Collins, 69, leveraged his notoriety as the first Republican member of Congress to endorse Trump to hold on to his deep-red district in western New York despite a federal indictment. Then, on Monday, after more than a year of insisting on his innocence, he resigned and pleaded guilty to two felony insider trading charges, including conspiracy to commit securities fraud and lying to the FBI. His sentencing is scheduled for January and he faces up to five years in federal prison for each count. [...]
Collins criticized national outlets for printing “outright lies” and ripped a page from Trump’s playbook by calling his hometown paper “the fake Buffalo News.” He exploited conservatives’ resentment of the press and went to war with The Buffalo News in his fundraising emails.
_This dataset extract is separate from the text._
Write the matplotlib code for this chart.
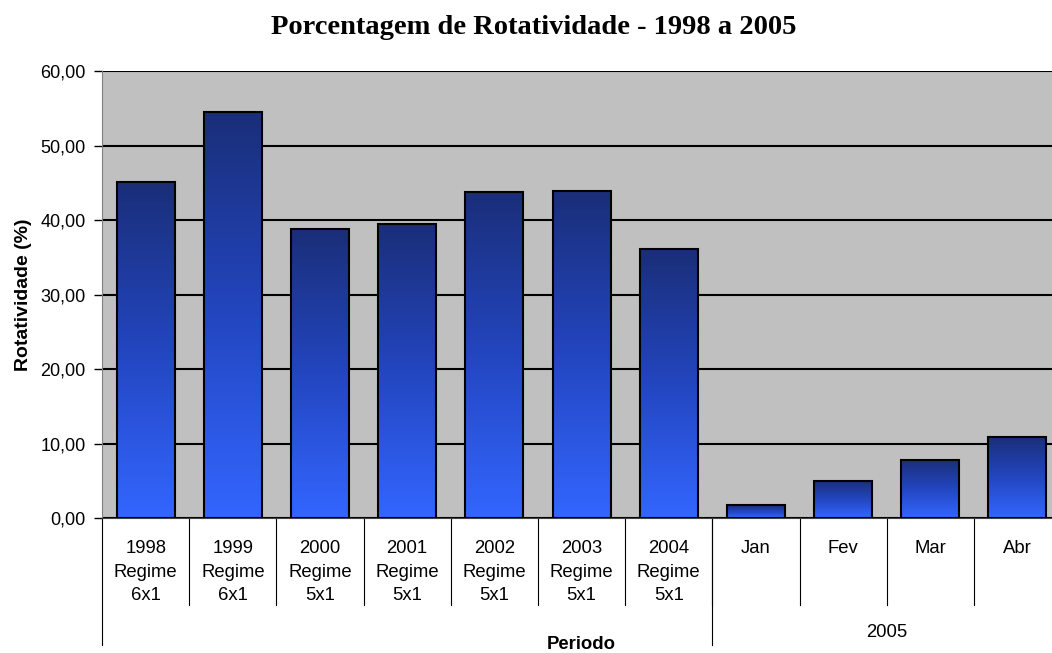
import numpy as np
import matplotlib.pyplot as plt
from matplotlib.colors import LinearSegmentedColormap
from matplotlib.patches import Rectangle
import matplotlib.transforms as mtransforms

# chart data
labels = ["1998\nRegime\n6x1", "1999\nRegime\n6x1", "2000\nRegime\n5x1", "2001\nRegime\n5x1",
          "2002\nRegime\n5x1", "2003\nRegime\n5x1", "2004\nRegime\n5x1",
          "Jan", "Fev", "Mar", "Abr"]
values = [45.1, 54.5, 38.8, 39.5, 43.8, 43.9, 36.1, 1.7, 5.0, 7.8, 10.9]
groups = ["", "2005"]
group_sizes = [7, 4]
yticks = [0, 10, 20, 30, 40, 50, 60]

fig = plt.figure(figsize=(10.52, 6.53), dpi=100)
# plot area runs a bit past the right edge, as in the original
ax = fig.add_axes([0.097, 0.2067, 0.9116, 0.6845])
ax.set_facecolor("#c0c0c0")

x = np.arange(len(values))
w = 0.665
cmap = LinearSegmentedColormap.from_list("bl", ["#3366ff", "#2346c0", "#1a2e78"])
grad = np.linspace(0, 1, 256).reshape(-1, 1)

bars = ax.bar(x, values, width=w, color="none", edgecolor="black", linewidth=1.5, zorder=3)
for b in bars:
    x0, y0 = b.get_x(), b.get_y()
    im = ax.imshow(grad, cmap=cmap, origin="lower", aspect="auto", zorder=2,
                   extent=[x0, x0 + b.get_width(), y0, y0 + b.get_height()])
    im.set_clip_path(Rectangle((x0, y0), b.get_width(), b.get_height(), transform=ax.transData))

ax.set_xlim(-0.5, len(values) - 0.5)
ax.set_ylim(0, 60)
ax.set_yticks(yticks)
ax.set_yticklabels(["%d,00" % t for t in yticks], fontsize=13, family="Liberation Sans")
ax.yaxis.grid(True, color="black", linewidth=1.5, zorder=1)
ax.set_axisbelow(True)
ax.tick_params(axis="y", length=6, width=1, color="black", pad=6)
ax.set_xticks([])
for s in ["top", "right"]:
    ax.spines[s].set_visible(False)
ax.spines["left"].set_color("#808080")
ax.spines["bottom"].set_color("#404040")

ax.set_ylabel("Rotatividade (%)", fontsize=14, fontweight="bold", family="Liberation Sans", labelpad=6)

tr = mtransforms.blended_transform_factory(ax.transData, ax.transAxes)
for i, lab in enumerate(labels):
    ax.text(i, -0.05, lab, transform=tr, ha="center", va="top", fontsize=13.3,
            family="Liberation Sans", linespacing=1.5)

# category separators
for i in range(1, len(values)):
    ax.plot([i - 0.5, i - 0.5], [0, -0.195], transform=tr, color="black", lw=0.8, clip_on=False)

start = 0
for g, n in zip(groups, group_sizes):
    ax.plot([start - 0.5, start - 0.5], [0, -0.284], transform=tr, color="black", lw=0.8, clip_on=False)
    ax.text(start + (n - 1) / 2, -0.257, g, transform=tr, ha="center", va="center",
            fontsize=13.3, family="Liberation Sans")
    start += n

ax.text(0.5, -0.284, "Periodo", transform=ax.transAxes, ha="center", va="center",
        fontsize=13.3, fontweight="bold", family="Liberation Sans")

fig.text(0.507, 0.958, "Porcentagem de Rotatividade - 1998 a 2005", ha="center", va="center",
         fontsize=20.5, fontweight="bold", family="Liberation Serif")

fig.savefig("out.png", dpi=100)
For those who had watched Collins’ rise in politics, his Trumpian treatment of the press seemed out of character for Collins. Up until the News began to cover Collins’ involvement with Innate, he had a more or less cordial relationship with the paper. [...]
Like Trump, he also never really stepped away from his businesses, despite campaign promises to do otherwise. As he unwound his relationships with several companies before becoming county executive, he remained an unpaid director and lead shareholder of Virionyx, a New Zealand-based biopharmaceutical company now known as Innate. Collins argued that he had stayed on because he had a responsibility to his investors, a cadre of wealthy Buffalonians that included then-Sabres coach Lindy Ruff. [...]
His fiscal conservatism could curdle into a Scrooge-like miserliness. In 2010, he dealt a blow to working mothers when he decreased child care assistance, a cut that would reverberate into the next county executive’s term. As he searched for ways to trim the county budget, he took aim at small theaters, libraries and cultural organizations in the Buffalo area, slashing operational funding in the 2011 budget for all but 10 of the largest cultural groups in the county.